The News
TikTok, tech utopias, corporate fetish, and recommended reading — our 3.15.24 roundup.
A roundup of news, trends, and thoughts that we think were noteworthy this week — plus a reading list for the weekend.
TikTok, etc: As you probably read, the House voted to ban TikTok unless the Chinese owner, ByteDance, sells it. TikTok launched a campaign ahead of the vote, sending a push notification to its users, urging them to call their representatives and sending influencers to Capitol Hill. If anything — this backfired, the House passed the bill with a vote of 352 to 65. If it passes the Senate, Biden has promised to sign the bill. Meanwhile, Trump, who tried to ban TikTok or force its sale in 2020, publicly reversed his position on the app over the past week. Most are worried about national security, some are worried about free speech, and everyone is worried about the algorithms.
In other social media news, the governor of South Dakota is apparently now a cosmetic dentistry influencer. A suit was filed against her that states: “Defendant Kristi Noem is a resident of South Dakota where she currently serves as governor of the state. Sitting politicians do not typically work as part-time social media influencers.” lol.

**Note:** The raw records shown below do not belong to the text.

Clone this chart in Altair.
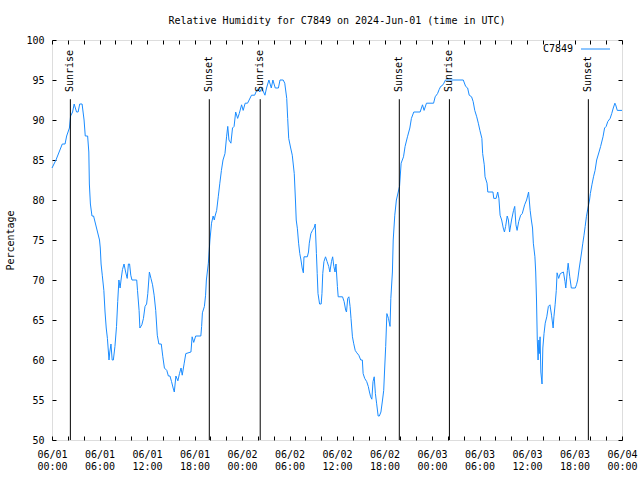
import altair as alt
import pandas as pd

SERIES = "C7849"
TITLE = "Relative Humidity for C7849 on 2024-Jun-01 (time in UTC)"
Y_TITLE = "Percentage"
LINE_COLOR = "#1a8cff"
FONT = "DejaVu Sans Mono"

# hours since 2024-06-01 00:00 UTC
hours = [
    0.0, 0.25, 0.5, 0.9, 1.3, 1.65, 1.85, 2.2, 2.35, 2.6, 2.8, 3.1, 3.3, 3.5, 3.8, 4.05,
    4.2, 4.5, 4.65, 4.72, 4.85, 5.05, 5.25, 5.5, 5.75, 6.0, 6.1, 6.2, 6.35, 6.55, 6.7, 6.85,
    7.0, 7.2, 7.3, 7.45, 7.6, 7.75, 7.95, 8.15, 8.3, 8.45, 8.6, 8.72, 8.9, 9.1, 9.3, 9.5,
    9.65, 9.8, 9.95, 10.1, 10.7, 10.8, 11.0, 11.1, 11.35, 11.55, 11.75, 11.95, 12.1, 12.3,
    12.5, 12.7, 12.9, 13.1, 13.3, 13.5, 13.8, 14.0, 14.2, 14.5, 14.7, 14.9, 15.1, 15.3,
    15.45, 15.65, 15.9, 16.1, 16.3, 16.45, 16.7, 16.9, 17.55, 17.7, 17.9, 18.15, 18.8,
    18.9, 19.0, 19.25, 19.4, 19.5, 19.75, 19.95, 20.15, 20.35, 20.5, 20.6, 20.8, 21.0,
    21.2, 21.4, 21.6, 21.85, 22.05, 22.2, 22.35, 22.6, 22.8, 23.0, 23.2, 23.45, 23.65,
    23.95, 24.15, 24.4, 24.7, 24.9, 25.2, 25.6, 25.85, 26.0, 26.25, 26.5, 26.9, 27.1,
    27.4, 27.7, 27.9, 28.2, 28.6, 28.8, 29.2, 29.4, 29.65, 29.77, 29.9, 30.15, 30.35,
    30.6, 30.75, 30.85, 31.0, 31.15, 31.3, 31.45, 31.6, 31.75, 31.83, 32.25, 32.4, 32.5,
    32.7, 32.9, 33.1, 33.25, 33.4, 33.5, 33.6, 33.8, 34.0, 34.1, 34.2, 34.35, 34.55,
    34.75, 34.95, 35.1, 35.3, 35.45, 35.6, 35.75, 35.87, 36.05, 36.15, 36.7, 36.9, 37.1,
    37.2, 37.35, 37.5, 37.65, 37.77, 37.95, 38.1, 38.3, 38.5, 38.75, 39.0, 39.2, 39.3,
    39.5, 39.75, 39.95, 40.1, 40.25, 40.4, 40.55, 40.7, 40.85, 41.0, 41.2, 41.35, 41.55,
    41.75, 41.9, 42.0, 42.15, 42.3, 42.5, 42.7, 42.8, 43.0, 43.1, 43.3, 43.5, 43.9, 44.1,
    44.4, 44.6, 44.9, 45.2, 45.4, 45.7, 46.5, 46.8, 47.0, 47.3, 48.2, 48.4, 48.7, 48.9,
    49.1, 49.3, 49.5, 49.7, 51.95, 52.25, 52.5, 52.7, 53.0, 53.2, 53.4, 53.65, 53.85,
    54.05, 54.3, 54.4, 54.6, 54.7, 54.95, 55.05, 55.7, 55.8, 56.1, 56.3, 56.45, 56.6,
    56.8, 57.0, 57.15, 57.3, 57.5, 57.65, 57.8, 58.05, 58.3, 58.45, 58.6, 58.75, 58.95,
    59.2, 59.4, 59.7, 59.95, 60.2, 60.4, 60.55, 60.7, 60.8, 61.0, 61.1, 61.2, 61.3, 61.4,
    61.5, 61.55, 61.65, 61.75, 61.9, 62.0, 62.15, 62.3, 62.5, 62.7, 62.9, 63.1, 63.3,
    63.4, 63.55, 63.7, 63.8, 64.0, 64.2, 64.6, 64.8, 64.9, 65.1, 65.2, 65.4, 65.6, 66.1,
    66.25, 66.4, 66.6, 66.75, 66.9, 67.05, 67.2, 67.35, 67.5, 67.7, 67.9, 68.0, 68.2,
    68.4, 68.6, 68.8, 69.1, 69.3, 69.6, 69.8, 70.0, 70.2, 70.5, 70.7, 70.9, 71.1, 71.2,
    71.4, 72.0,
]

humidity = [
    84, 84.5, 85, 86, 87, 87, 88, 89, 90.5, 91, 92, 91, 91, 92, 92, 90,
    88, 88, 86, 82, 79.5, 78, 78, 77, 76, 75, 74, 72, 70.6, 68.7, 66, 64,
    62.7, 60, 61, 62, 60, 60, 61.7, 64.2, 67.3, 70, 69, 70, 71.3, 72, 71, 70.2,
    72, 72, 70.6, 70, 70, 68.7, 66.2, 64, 64.4, 65.2, 66.7, 67, 68.3, 71,
    70.2, 69.4, 68.1, 66.2, 63.1, 62, 62, 60.4, 59, 58.7, 58, 58, 57.3, 56.5,
    56, 58, 57.4, 58.3, 59, 58.1, 59.6, 60.8, 61, 62.9, 62.2, 63, 63,
    64.2, 65.9, 66.7, 68.1, 70, 72.1, 75, 77.1, 78, 77.5, 78, 78.7, 80.4,
    82.1, 83.7, 85, 85.8, 87.9, 89.2, 87.5, 87.1, 89, 89.2, 91, 90.2, 90.8,
    91.9, 91.2, 92.1, 92.1, 92.5, 93.1, 93.1, 93.7, 93.9, 93.5, 94, 93.1, 94,
    95, 94, 95, 94, 94, 95, 95, 94.6, 92.7, 90.2, 87.7, 86.5, 85.6,
    83.3, 80, 77.5, 76.4, 74.6, 73.3, 72.5, 71.5, 70.9, 72.9, 72.9, 73.5, 74.6,
    75.8, 76.2, 76.5, 77, 73.3, 70.8, 68.3, 67, 67, 68.3, 70.8, 72.3, 72.9,
    72.3, 71.7, 71, 72.3, 72.9, 71.7, 71, 72, 69.2, 67.9, 67.9, 67.3, 66.2,
    66, 67.7, 67.9, 66.7, 65.2, 62.9, 62.1, 61.2, 60.9, 60.6, 60, 60, 58.3,
    57.7, 57.3, 56.7, 56, 55.4, 55.1, 57.3, 57.9, 55.8, 54.6, 53, 53, 53.5,
    55, 56.2, 58.5, 61.7, 65.8, 65.2, 64.2, 67.7, 71, 75, 78.1, 80, 81.7, 84.6,
    85.4, 86.7, 87.9, 89, 90.2, 91, 91, 91.9, 91.2, 92.1, 92.1, 92.9, 93.3, 93.8,
    94.2, 94.3, 94.6, 95, 95, 94.2, 94, 93.1, 92.9, 92.3, 91.2, 90.4, 89.6,
    88.7, 87.7, 85.8, 84.4, 82.9, 82.1, 81, 81, 80.2, 80.2, 81, 80.2, 78.1,
    77.5, 76.5, 76, 76.7, 78, 77.5, 76, 77.5, 78.7, 79.2, 76.9, 76.2, 77.3,
    78.1, 78.3, 79.4, 80, 81, 78.7, 77.5, 76.5, 74.6, 72.9, 71, 67.5, 62.5, 60,
    62.5, 60.8, 62.9, 58.5, 57, 61.5, 63.3, 64.6, 65.4, 66.7, 66.9, 65.6, 64,
    65.4, 66.9, 68.7, 70.9, 70.2, 70.8, 71, 69.8, 69, 71.2, 72.1, 70.4, 69, 69,
    69.4, 70, 71.5, 72.5, 73.5, 74.6, 75.6, 76.7, 77.9, 79, 80, 80.8, 81.9,
    82.9, 83.7, 85, 86, 86.7, 87.9, 89, 89.2, 89.8, 90.2, 90.8, 91.5, 92.1, 91.9,
    91.2, 91.2,
]

event_hours = [2.32, 19.87, 26.3, 43.87, 50.2, 67.75]
event_labels = ["Sunrise", "Sunset", "Sunrise", "Sunset", "Sunrise", "Sunset"]

x_ticks = list(range(0, 73, 2))
y_ticks = list(range(50, 101, 5))

df = pd.DataFrame({"hour": hours, "rh": humidity})
ev = pd.DataFrame({"hour": event_hours, "label": event_labels})

xscale = alt.Scale(domain=[0, 72], nice=False, zero=False)
yscale = alt.Scale(domain=[50, 100], nice=False, zero=False)

label_expr = (
    "datum.value % 6 != 0 ? '' : "
    "['06/0' + (floor(datum.value / 24) + 1), "
    "((datum.value % 24) < 10 ? '0' : '') + (datum.value % 24) + ':00']"
)

line = alt.Chart(df).mark_line(color=LINE_COLOR, strokeWidth=1).encode(
    x=alt.X("hour:Q", scale=xscale, axis=alt.Axis(
        orient="bottom", values=x_ticks, labelExpr=label_expr, title=None,
        offset=-4, tickSize=4, domain=False, grid=False, labelPadding=9,
        labelOverlap=False, labelFlush=False, labelLineHeight=12,
        labelFont=FONT, labelFontSize=10, labelColor="black", tickColor="black")),
    y=alt.Y("rh:Q", scale=yscale, axis=alt.Axis(
        orient="left", values=y_ticks, title=Y_TITLE, offset=-4, tickSize=4,
        domain=False, grid=False, labelPadding=8, labelFont=FONT,
        labelFontSize=10, labelColor="black", tickColor="black",
        titleFont=FONT, titleFontSize=10, titleFontWeight="normal",
        titleColor="black", titlePadding=10)),
)

rules = alt.Chart(ev).mark_rule(color="black", strokeWidth=1).encode(
    x=alt.X("hour:Q", scale=xscale, axis=alt.Axis(
        orient="top", values=x_ticks, labels=False, title=None, offset=-4,
        tickSize=4, domain=False, grid=False, tickColor="black")),
    y=alt.YDatum(50, scale=yscale, axis=alt.Axis(
        orient="right", values=y_ticks, labels=False, title=None, offset=-4,
        tickSize=4, domain=False, grid=False, tickColor="black")),
    y2=alt.datum(92.6),
)

labels = alt.Chart(ev).mark_text(
    angle=270, align="left", baseline="middle", font=FONT, fontSize=10, color="black"
).encode(
    x=alt.X("hour:Q", scale=xscale, axis=None),
    y=alt.YDatum(93.5, scale=yscale, axis=None),
    text="label:N",
)

legend_text = alt.Chart(pd.DataFrame({"name": [SERIES]})).mark_text(
    align="right", baseline="middle", font=FONT, fontSize=10, color="black"
).encode(x=alt.value(521), y=alt.value(9), text="name:N")

legend_line = alt.Chart(pd.DataFrame({"name": [SERIES]})).mark_rule(
    color=LINE_COLOR, strokeWidth=1
).encode(x=alt.value(529), x2=alt.value(558), y=alt.value(9))

chart = alt.layer(line, rules, labels, legend_text, legend_line).resolve_axis(
    x="independent", y="independent"
).properties(
    width=570, height=400,
    padding={"left": 52, "top": 40, "right": 18, "bottom": 40},
    autosize="none",
    title=alt.Title(TITLE, font=FONT, fontSize=10, fontWeight="normal",
                    color="black", anchor="middle", offset=9),
).configure_view(stroke="black", strokeWidth=1).configure(background="white")

chart.save("out.html", embed_options={"renderer": "svg", "actions": False})
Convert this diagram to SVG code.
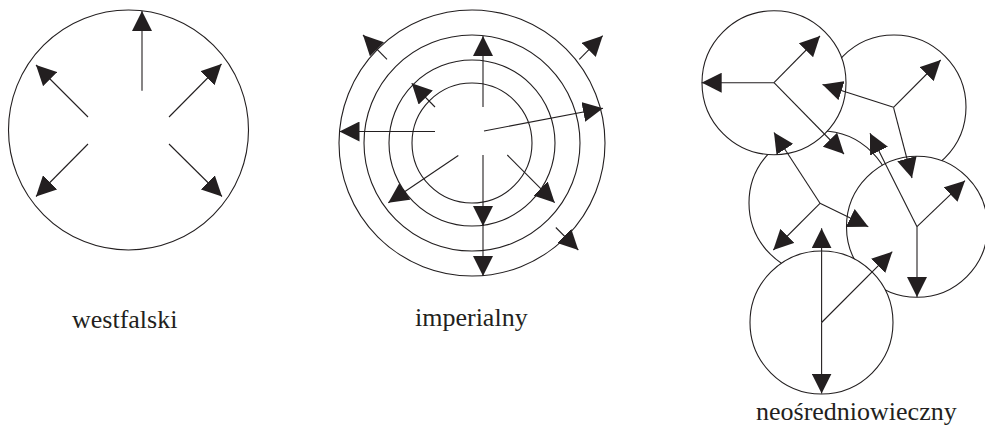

Cities: There has been sort of a lot of news about cities, both the collapse and the development of them, on the periphery this week. The New York Times reported on how a group of tech billionaires spent roughly $900 million buying land in Solano Country, just on the outskirts of Silicon Valley. Their plan — which they are calling California Forever — is to build a new city that addresses the ills of the Bay Area, namely “home prices, homelessness, congestion.” They spent years buying up the land in secret and are now, because the land is not zoned for residential use, shifting to a public-facing political affairs campaign as they plan to mount the local planning commission, the board of supervisors, environmental rules, inevitable lawsuits as well as the state’s Air Resources Board, the Water Resources Control Board, Public Utilities Commission and Department of Transportation to build their tech utopia. While the billionaires are trying to build a new city, the ones we know are still on the precipice of collapse. As real estate prices continue to fall, cities are losing tax revenue. In a piece in the New York Times, Arpit Gupta, a professor at NYU called it an “urban doom loop.” Essentially, as the Times reports, “to fill the budget holes created by the lost tax revenue, they posited that cities could cut services or raise other kinds of taxes. But that would come with its own downsides, including prompting businesses and residents to leave, exacerbating the problem by further eroding the tax base.” Dirt published an essay by Emily Sunberg talking about “corporate fetish” — a nostalgia for 90s office culture that is seen in the rise of influencers donning power suits, offices in the backdrop of fashion campaigns, and the most recent Prada show. As to why, she writes, “I guess there is something more romantic to think about here: the office as an escape. The office was once a place you put yourself together for and performed at.” For more on cities, read our interview with Keller Easterling, a genius and one of our favorite interviews.
Recommended reading for the weekend:
A short story by Noor Qaim in The Drift: “Really? I think people are just pervs. Curious pervs.”
A profile on writer Lucy Prebble in the New Yorker: “‘What I learned from writing the play—which is the only point of writing anything, I think, to be different at the end than at the start—was that it was a stupid question, what is real and what is not,’ Prebble told me. ‘It’s an irrelevant question. It’s not the question.’”
An essay on the CPAC conference by Gaby Del Valle in The Baffler: “In the end, everyone got what they wanted: the reporters got a story, the Nazis got attention, and the less overt extremists behind CPAC got to accuse the liberal media of smearing all conservatives as white supremacists.”
A profile on Cillian Murphy in GQ: “Don’t give it all away. Don’t even give most of it away. Retrench. Be clear. With yourself, but not necessarily with others. Let the fame wave pass. Live by the sea.”
A review of critic Lauren Oyler’s new book in ArtReview: “‘Media literacy is dead!’ they declare, discussing a TikTok made by a sixteen-year-old.”